Divorzio per colpa delle multinazionali

Alessandro Franceschini commenta l'uscita di Fair Trade Usa dal movimento internazionale

di Sara De Carli

Il 2012 si apre con una frattura nel mondo del commercio equo e solidale. Dal 1 gennaio infatti Fair Trade Usa è uscita da Fai Trade International. Come ha scritto ieri su Repubblica Angelo Aquaro per l’associazione si tratta di ben più che una perdita: «un’amputazione». Infatti Fair Trade Usa, con un giro d’affari di 1,8 milioni di dollari, rappresenta un terzo del mercato del commercio equo, sempre in espansione, che oggi vale 5,8 miliardi di dollari e che anche nel 2010  ha visto (dati recentissimi del Monitoring Report) un + 22% di utili e un +24% di vendite, a beneficio di 1,15 milioni di contadini e artigiani nel mondo.

La causa della scissione è una vecchia divergenza tra le due anime (e innanzitutto i due fondatori storici) del commercio equo: da un lato Nico Roozen spinge per un’apertura sempre maggiore al mercato e alle multinazionali, in nome di una fair trade di massa, dall’altra il missionario olandese Frans van der Hoff crtitica i compromessi con le multinazionali che annacquano il concetto di commercio equo.

All’articolo di Aquaro, che accusava il movimento di camminare sulla via della trasformazione in una multinazionale, risponde oggi Alessandro Franceschini, presidente di AGICES, l’associazione che riunisce 90 organizzazioni di Fair Trade in Italia: «utilizzando il termine di “apertura alle multinazionali” sembra che si contrapponga un atteggiamento di evoluzione, che per aumentare la fetta del mercato equo si mostra disponibile a coinvolgere le multinazionali, a un atteggiamento di tipo conservativo, che rifiuta il cambiamento per rimanere legato ai principi fondanti del movimento. Invece si tratta di distinguere tra una certificazione di prodotto e una certificazione di organizzazione, cosa che a nostro parere consolida e protegge il sistema nel suo complesso e garantisce meglio i consumatori».
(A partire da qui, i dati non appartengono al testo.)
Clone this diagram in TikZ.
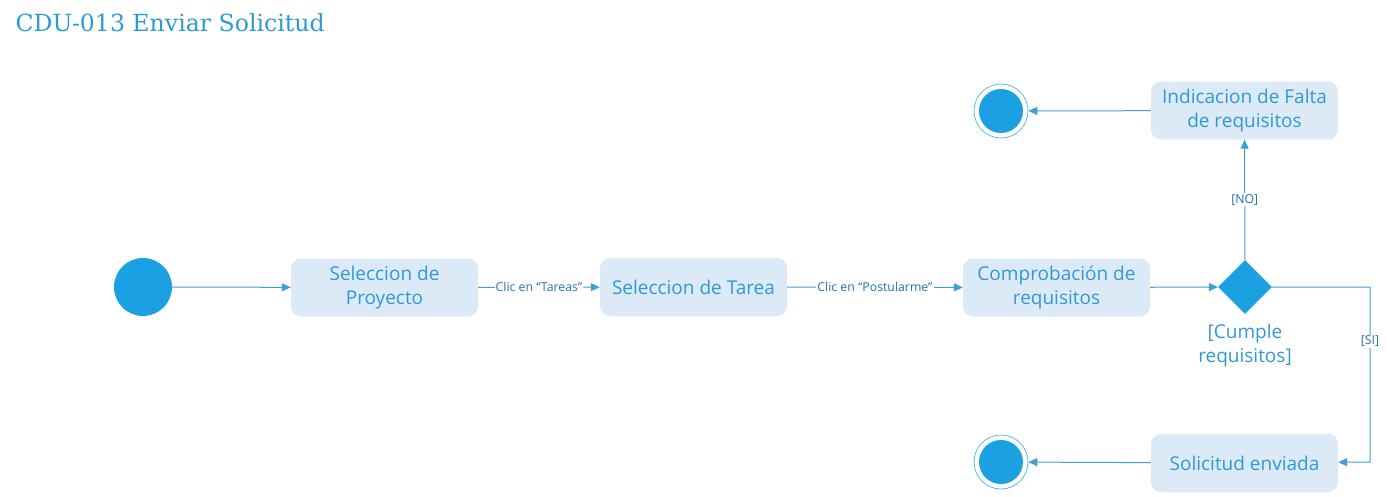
\documentclass[tikz,border=0pt]{standalone}
\usepackage{fontspec}
\setmainfont{Open Sans}
\newfontfamily\titlefont{DejaVu Serif}
\usetikzlibrary{shapes.geometric,arrows.meta}
\definecolor{umlblue}{HTML}{1BA1E2}
\definecolor{umlline}{HTML}{3D9FD6}
\definecolor{umltext}{HTML}{2E9AD5}
\definecolor{umlfill}{HTML}{DCE9F7}
\definecolor{umllabel}{HTML}{2173AD}

\begin{document}
\begin{tikzpicture}[x=1pt, y=-1pt,
  act/.style     ={fill=umlfill, rounded corners=10pt, inner sep=2pt,
                   minimum width=187pt, minimum height=58pt, align=center,
                   font=\fontsize{19}{24}\selectfont, text=umltext},
  start/.style   ={circle, fill=umlblue, minimum size=58pt, inner sep=0pt},
  final/.style   ={circle, draw=umlblue!80, line width=0.7pt, minimum size=54pt,
                   inner sep=0pt,
                   path picture={\fill[umlblue] (path picture bounding box.center) circle (22pt);}},
  decision/.style={diamond, fill=umlblue, minimum width=54pt, minimum height=54pt,
                   inner sep=0pt},
  guard/.style   ={fill=white, inner sep=1pt, text=umllabel,
                   font=\fontsize{12.3}{15}\selectfont},
  arr/.style     ={-{Triangle[length=9pt, width=8pt]}, umlline, line width=1pt}
]
  \useasboundingbox (0,0) rectangle (1387,496);
  \node[anchor=west, text=umltext, font=\titlefont\fontsize{23.6}{28}\selectfont]
        (title) at (12,23) {CDU-013 Enviar Solicitud};

  \node[start]    (ini)   at (143,287)     {};
  \node[act]      (proy)  at (384.5,287.5) {Seleccion de\\Proyecto};
  \node[act]      (tarea) at (693.5,287)   {Seleccion de Tarea};
  \node[act]      (req)   at (1056.5,287.5){Comprobación de\\requisitos};
  \node[decision] (dec)   at (1245,287)    {};
  \node[act]      (falta) at (1244.5,110.5){Indicacion de Falta\\de requisitos};
  \node[act]      (env)   at (1244.5,463)  {Solicitud enviada};
  \node[final]    (finA)  at (1001,111)    {};
  \node[final]    (finB)  at (1001,462)    {};
  \node[align=center, text=umltext, font=\fontsize{19}{24}\selectfont]
        (cumple) at (1245,346) {[Cumple\\requisitos]};
  \coordinate (esq1) at (1370,287);
  \coordinate (esq2) at (1370,462);

  \draw[arr] (ini) -- (proy);
  \draw[arr] (proy) -- node[guard] {Clic en “Tareas”} (tarea);
  \draw[arr] (tarea) -- node[guard] {Clic en “Postularme”} (req);
  \draw[arr] (req) -- (dec);
  \draw[arr] (dec) -- node[guard] {[NO]} (falta);
  \draw[arr] (falta) -- (finA);
  \draw[arr] (dec.east) -- (esq1) -- node[guard, pos=0.31] {[SI]} (esq2) -- (env);
  \draw[arr] (env) -- (finB);
\end{tikzpicture}
\end{document}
«D’altra parte la crescita del fair trade internazionale in questi anni di grande crisi dimostra che chi difende le attuali regole non lo fa in una logica di nicchia e che non occorre annacquare i criteri per diventare grandi, precisa, come tutti coloro che fanno parte del movimento vogliono». Il problema quindi non è “multinazionali si/no” – già oggi esse possono entrare a far parte del sistema – ma piuttosto “come” e secondo quali criteri.

Franceschini infine precisa che, parlando della situazione italiana, è importante sottolineare che «nel nostro paese AGICES non prevede particolari conseguenze e cambiamenti dovuti alla scelta americana: la situazione è tranquilla e  i rapporti  interni al movimento positivi».